Há momentos em que é preciso dizer/ouvir o óbvio
"É possível dizer não”. Temos sido honestas com os nossos haveres? Ou solícitas e rápidas com os quereres, os likes, as “parcerias”, e os “só hoje” alheios?
Assisti a uma aula na semana passada cheia de informações. O lápis, coitado, quase não desgrudava do papel. Foi como se as três horas de explanação da professora tivessem passado em 15 minutos, ainda que tenha ficado com a sensação de que ela dividiu conhecimento equivalente a um dia inteiro de curso.
Lindo e revigorante. Para além da sorte de testemunhá-la, para além de todo conteúdo que anotei, todas as indicações de leitura e os esclarecimentos dados, duas coisas simples me voltaram a mente hoje cedo:
- Há momentos em que é preciso dizer/ouvir o óbvio.
- Há momentos em que gosto de presenciar o incontestável.
Simples assim.
A professora a qual me refiro é uma senhora encostando nos seus oitenta anos. Firme, calma, culta, generosa em suas respostas, ela encheu a sala de saber. Impossível ignorar a elegância mantida quando o celular dela tocou e a surpreendeu no meio da aula, o pedido simples de desculpa, os movimentos das mãos já cheias de veias aparentes, o tempo que levou para ouvir pacientemente cada um dos alunos. O tempo. Estar na presença dela foi testemunhar as benesses do tempo. É incontestável que precisamos dele para ler, aprender, moldar, aprimorar, viver o que deve/pode/quer ser lido, aprendido, moldado, aprimorado e vivido. Uma confirmação de que podemos dar certo em cabelos brancos, conjunto de linho cru, sapatos baixos com sola de borracha e caneta dourada.

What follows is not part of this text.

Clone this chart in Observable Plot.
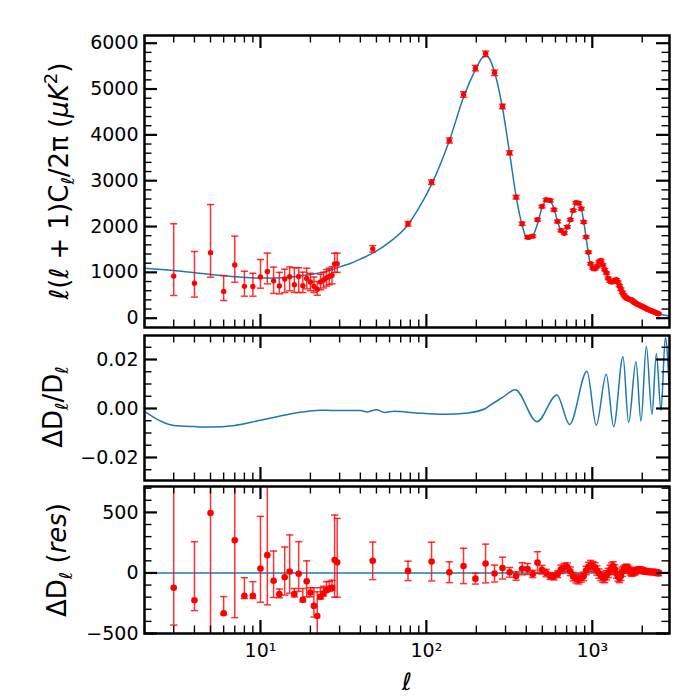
<!DOCTYPE html>
<html><head><meta charset="utf-8">
<script src="https://cdn.jsdelivr.net/npm/d3@7"></script>
<script src="https://cdn.jsdelivr.net/npm/@observablehq/plot@0.6"></script>
<style>
body{margin:0;background:#fff;}
#wrap{position:relative;width:700px;height:700px;font-family:"DejaVu Sans";}
#wrap svg{position:absolute;left:0;overflow:visible;}
</style></head><body><div id="wrap"></div>
<script>
// ---------- data ----------
const lowEll = [3,4,5,6,7,8,9,10,11,12,13,14,15,16,17,18,19,20,21,22,23,24,25,26,27,28,29];
const lowD   = [918,765,1430,585,1160,695,690,900,1020,815,703,855,905,730,910,710,865,790,695,630,790,835,880,910,935,1185,1190];
const lowDlo = [495,460,895,385,785,480,480,655,750,540,530,560,597,560,560,560,640,600,560,500,620,660,700,730,750,1000,1000];
const lowDhi = [2060,1455,2480,930,1790,1025,980,1280,1420,1115,1000,1070,1118,1100,1100,1004,1090,980,900,800,960,1000,1060,1090,1120,1418,1418];
const lowRes   = [-122,-225,495,-333,270,-188,-188,36,147,-64,-175,-36,11,-175,-6,-222,-69,-161,-272,-355,-197,-170,-142,-128,-122,106,89];
const lowResLo = [-430,-311,-1000,-345,-369,-211,-211,-242,-263,-203,-205,-183,-167,-197,-153,-239,-197,-197,-364,-517,-215,-190,-156,-150,-145,-200,-200];
const lowResHi = [1000,258,1500,-195,1000,-39,-72,467,750,181,-133,214,314,-128,258,-128,100,-122,-122,-156,-122,-110,-72,-70,-60,478,450];

const binEll = [47.5,77.5,107.5,137.5,167.5,197.5,227.5,257.5,287.5,317.5,
  347.5,377.5,407.5,437.5,467.5,497.5,527.5,557.5,587.5,617.5,
  647.5,677.5,707.5,737.5,767.5,797.5,827.5,857.5,887.5,917.5,
  947.5,977.5,1007.5,1037.5,1067.5,1097.5,1127.5,1157.5,1187.5,1217.5,
  1247.5,1277.5,1307.5,1337.5,1367.5,1397.5,1427.5,1457.5,1487.5,1517.5,
  1547.5,1577.5,1607.5,1637.5,1667.5,1697.5,1727.5,1757.5,1787.5,1817.5,
  1847.5,1877.5,1907.5,1937.5,1967.5,1997.5,2027.5,2057.5,2087.5,2117.5,
  2147.5,2177.5,2207.5,2237.5,2267.5,2297.5,2327.5,2357.5,2387.5,2417.5,
  2447.5,2477.5,2507.5];
const binD = [1513,2060,2968,3877,4881,5456,5769,5354,4619,3608,
  2641,2060,1768,1790,2148,2437,2583,2568,2365,2110,
  1914,1855,1990,2150,2350,2520,2510,2390,2100,1770,
  1440,1190,1090,1080,1130,1230,1260,1160,1060,985,
  870,810,790,800,830,838,790,710,635,560,
  510,470,440,422,415,408,398,372,349,330,
  315,302,292,280,268,257,245,232,220,208,
  198,188,178,170,162,153,145,137,130,120,
  112,104,96];
const binDerr = [70,50,50,55,60,60,60,60,50,45,
  40,35,30,30,30,30,30,30,30,30,
  28,28,28,28,28,28,28,28,28,28,
  25,25,25,25,25,25,25,25,25,25,
  25,25,25,25,25,25,25,25,25,25,
  22,22,22,22,22,22,22,22,22,22,
  20,20,20,20,20,20,20,20,20,20,
  18,18,18,18,18,18,18,18,18,18,
  18,18,18];
const binRes = [100,17,94,6,58,-47,78,-5,40,5,
  -25,35,33,-8,85,27,0,-25,-30,-10,
  30,45,48,14,-30,-48,-56,-42,-28,20,
  50,66,55,47,20,-5,-25,-40,-42,-20,
  0,25,45,55,30,-5,-30,-42,-25,10,
  30,40,45,38,25,10,0,5,12,14,
  18,24,28,28,25,22,18,15,14,12,
  10,9,8,8,8,8,8,8,8,6,
  4,0,-3];
const binResErr = [155,80,160,86,146,45,160,70,90,40,
  35,50,45,30,90,35,30,28,28,28,
  35,35,35,35,35,35,35,35,35,35,
  38,38,38,38,38,38,38,38,38,38,
  38,38,38,38,38,38,38,38,38,38,
  28,28,28,28,28,28,28,28,28,28,
  22,22,22,22,22,22,22,22,22,22,
  20,20,20,20,20,20,20,20,20,20,
  20,20,20];

// theory curve (D_ell)
const modelEll = [2,3,4,5,6,7,8,10,12,15,18,20,24,28,30,35,40,47.5,60,77.5,90,107.5,137.5,167.5,197.5,220,230,240,257.5,287.5,317.5,347.5,377.5,400,415,435,467.5,497.5,530,545,557.5,587.5,617.5,647.5,665,680,707.5,737.5,767.5,800,815,830,857.5,887.5,917.5,947.5,977.5,1007.5,1030,1067.5,1100,1125,1157.5,1187.5,1217.5,1247.5,1277.5,1300,1340,1400,1420,1457.5,1487.5,1517.5,1547.5,1580,1620,1680,1720,1760,1800,1850,1900,2000,2100,2200,2300,2400,2500,2600,2750,2920];
const modelD   = [1090,1040,990,955,928,905,890,875,875,893,930,955,1005,1080,1120,1200,1290,1420,1660,2040,2400,2920,3870,4820,5420,5700,5715,5660,5370,4590,3600,2660,2030,1760,1720,1770,2060,2410,2580,2590,2570,2390,2115,1900,1860,1870,1960,2140,2360,2530,2545,2520,2410,2110,1760,1410,1140,1040,1040,1120,1230,1260,1200,1090,990,875,800,780,790,835,830,740,650,560,500,460,435,420,405,380,345,315,295,255,215,178,150,125,98,80,63,50];

// fractional difference ΔD/D
const fracEll = [2,3,4,5,7,10,12,14,16,19,23,27,33,40,44,50,56,64,87,128,178,227,243,288,343,464,612,730,929,1057,1214,1345,1531,1656,1834,1966,2117,2291,2432,2596,2756,2920];
const fracVal = [-0.0012,-0.0069,-0.0074,-0.0076,-0.0069,-0.0048,-0.0037,-0.0027,-0.0019,-0.0012,-0.0007,-0.0008,-0.0008,-0.0008,-0.0014,-0.0005,-0.0016,-0.0011,-0.0018,-0.0024,-0.0018,0,0.0014,0.0045,0.0077,-0.0054,0.0055,-0.0065,0.0152,-0.0068,0.014,-0.0074,0.0211,-0.0057,0.0191,-0.0052,0.0254,-0.0024,0.0225,-0.0008,0.029,0.006];

// ticks
const xMajor = [10,100,1000];
const xTickLabels = ["10¹","10²","10³"];
const xMinor = [2,3,4,5,6,7,8,9,20,30,40,50,60,70,80,90,200,300,400,500,600,700,800,900,2000];
const yMajTop = [0,1000,2000,3000,4000,5000,6000];
const yMinTop = [200,400,600,800,1200,1400,1600,1800,2200,2400,2600,2800,3200,3400,3600,3800,4200,4400,4600,4800,5200,5400,5600,5800];
const yMajMid = [-0.02,0,0.02];
const yMinMid = [-0.025,-0.015,-0.01,-0.005,0.005,0.01,0.015,0.025];
const yMajBot = [-500,0,500];
const yMinBot = [-400,-300,-200,-100,100,200,300,400,600,700];

// ---------- build tables ----------
const points = [
  ...lowEll.map((l,i)=>({l, D: lowD[i], lo: lowDlo[i], hi: lowDhi[i], r: lowRes[i], rlo: lowResLo[i], rhi: lowResHi[i]})),
  ...binEll.map((l,i)=>({l, D: binD[i], lo: binD[i]-binDerr[i], hi: binD[i]+binDerr[i], r: binRes[i], rlo: binRes[i]-binResErr[i], rhi: binRes[i]+binResErr[i]}))
];
const model = modelEll.map((l,i)=>({l, D: modelD[i]}));
const frac = fracEll.map((l,i)=>({l, v: fracVal[i]}));
const xLabelMap = new Map(xMajor.map((v,i)=>[v, xTickLabels[i]]));

const RED = "#ff0000", BLUE = "#1f77b4";
const W = 700, ML = 144, MR = 31, innerW = W - ML - MR;
const MAJ = 13, MIN = 7.5;
const capSymbol = {draw(ctx, size){ const w = Math.sqrt(size/Math.PI); ctx.moveTo(-w,0); ctx.lineTo(w,0); }};
const xScale = {type: "log", domain: [2, 2920], axis: null};
const style = {fontFamily: "DejaVu Sans", fontSize: "19px", overflow: "visible", background: "transparent"};

function tickMarks(innerH, yMaj, yMin){
  const a = {stroke: "black", strokeWidth: 2.2}, b = {stroke: "black", strokeWidth: 1.4};
  return [
    Plot.tickX(xMajor, {x: d=>d, insetTop: innerH-MAJ, ...a}),
    Plot.tickX(xMajor, {x: d=>d, insetBottom: innerH-MAJ, ...a}),
    Plot.tickX(xMinor, {x: d=>d, insetTop: innerH-MIN, ...b}),
    Plot.tickX(xMinor, {x: d=>d, insetBottom: innerH-MIN, ...b}),
    Plot.tickY(yMaj, {y: d=>d, insetRight: innerW-MAJ, ...a}),
    Plot.tickY(yMaj, {y: d=>d, insetLeft: innerW-MAJ, ...a}),
    Plot.tickY(yMin, {y: d=>d, insetRight: innerW-MIN, ...b}),
    Plot.tickY(yMin, {y: d=>d, insetLeft: innerW-MIN, ...b}),
    Plot.frame({stroke: "black", strokeWidth: 2.5})
  ];
}

function errMarks(yk, lok, hik, r, clip){
  return [
    Plot.ruleX(points, {x: "l", y1: lok, y2: hik, stroke: RED, strokeOpacity: 0.8, strokeWidth: 1.5, clip}),
    Plot.dot(points, {x: "l", y: lok, symbol: capSymbol, r: 3.6, stroke: RED, strokeOpacity: 0.8, strokeWidth: 1.5, fill: "none", clip}),
    Plot.dot(points, {x: "l", y: hik, symbol: capSymbol, r: 3.6, stroke: RED, strokeOpacity: 0.8, strokeWidth: 1.5, fill: "none", clip}),
    Plot.dot(points, {x: "l", y: yk, r, fill: RED, stroke: "none", clip})
  ];
}

// ---------- panel 1 ----------
const H1 = 330, MT1 = 35, MB1 = 3;
const p1 = Plot.plot({
  width: W, height: H1, marginLeft: ML, marginRight: MR, marginTop: MT1, marginBottom: MB1,
  style, x: xScale, y: {domain: [-203, 6168], axis: null},
  marks: [
    Plot.line(model, {x: "l", y: "D", stroke: BLUE, strokeWidth: 1.5, curve: "monotone-x"}),
    ...errMarks("D", "lo", "hi", 2.7, false),
    Plot.axisY(yMajTop, {anchor: "left", tickSize: 0, tickPadding: 6, tickFormat: d3.format("d"), fontSize: 19, label: null}),
    ...tickMarks(H1-MT1-MB1, yMajTop, yMinTop)
  ]
});
p1.style.top = "0px";

// ---------- panel 2 ----------
const H2 = 150, MT2 = 5, MB2 = 0;
const p2 = Plot.plot({
  width: W, height: H2, marginLeft: ML, marginRight: MR, marginTop: MT2, marginBottom: MB2,
  style, x: xScale, y: {domain: [-0.0294, 0.0298], axis: null},
  marks: [
    Plot.line(frac, {x: "l", y: "v", stroke: BLUE, strokeWidth: 1.5, curve: "monotone-x", clip: true}),
    Plot.axisY(yMajMid, {anchor: "left", tickSize: 0, tickPadding: 6, tickFormat: d3.format(".2f"), fontSize: 19, label: null}),
    ...tickMarks(H2-MT2-MB2, yMajMid, yMinMid)
  ]
});
p2.style.top = "330px";

// ---------- panel 3 ----------
const H3 = 218, MT3 = 4, MB3 = 67;
const p3 = Plot.plot({
  width: W, height: H3, marginLeft: ML, marginRight: MR, marginTop: MT3, marginBottom: MB3,
  style, x: xScale, y: {domain: [-500, 714], axis: null},
  marks: [
    Plot.ruleY([0], {stroke: BLUE, strokeWidth: 1.5}),
    ...errMarks("r", "rlo", "rhi", 3.3, true),
    Plot.axisY(yMajBot, {anchor: "left", tickSize: 0, tickPadding: 6, tickFormat: d3.format("d"), fontSize: 19, label: null}),
    Plot.axisX(xMajor, {anchor: "bottom", tickSize: 0, tickPadding: 10, tickFormat: d => xLabelMap.get(d), fontSize: 19, label: null}),
    ...tickMarks(H3-MT3-MB3, yMajBot, yMinBot)
  ]
});
p3.style.top = "482px";

const wrap = document.getElementById("wrap");
wrap.append(p1, p2, p3);

// ---------- axis titles ----------
const sub = (t) => `<tspan font-size="18" font-style="italic" dy="6">${t}</tspan>`;
wrap.insertAdjacentHTML("beforeend", `
<svg width="700" height="700" style="top:0;pointer-events:none" font-family="DejaVu Sans" fill="black">
  <text transform="translate(68,181) rotate(-90)" text-anchor="middle" font-size="26" style="white-space:pre"><tspan font-style="italic">ℓ</tspan>(<tspan font-style="italic">ℓ</tspan> + 1)C${sub("ℓ")}<tspan dy="-6">/2π (</tspan><tspan font-style="italic">μK</tspan><tspan font-size="18" dy="-11">2</tspan><tspan dy="11">)</tspan></text>
  <text transform="translate(62,407) rotate(-90)" text-anchor="middle" font-size="26" style="white-space:pre">ΔD${sub("ℓ")}<tspan dy="-6">/D</tspan>${sub("ℓ")}</text>
  <text transform="translate(66,560) rotate(-90)" text-anchor="middle" font-size="26" style="white-space:pre">ΔD${sub("ℓ")}<tspan dy="-6"> (</tspan><tspan font-style="italic">res</tspan>)</text>
  <text x="407" y="690" text-anchor="middle" font-size="24" font-style="italic">ℓ</text>
</svg>`);
</script></body></html>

Quero ficar velha assim. Quero crescer assim.
Ao responder os questionamentos feitos por um colega, dedicou sua fala à pressa com que costumamos atender às demandas do mundo. “É possível dizer que não se sabe, que não se quer, que não se pode atentar a esta ou aquela questão agora (ou mesmo para sempre). É possível dizer não”, ela nos lembrou. É óbvio que é possível. No entanto, sinto que temos praticado pouco, que temos sido pouco honestas com os nossos haveres, e talvez, solícitas e rápidas demais com os quereres, os likes, as “parcerias”, os “só hoje” dos outros. Uma lição de casa para lá de urgente, principalmente, para nós, mães. Vamos ficar velhas assim. Vamos crescer assim.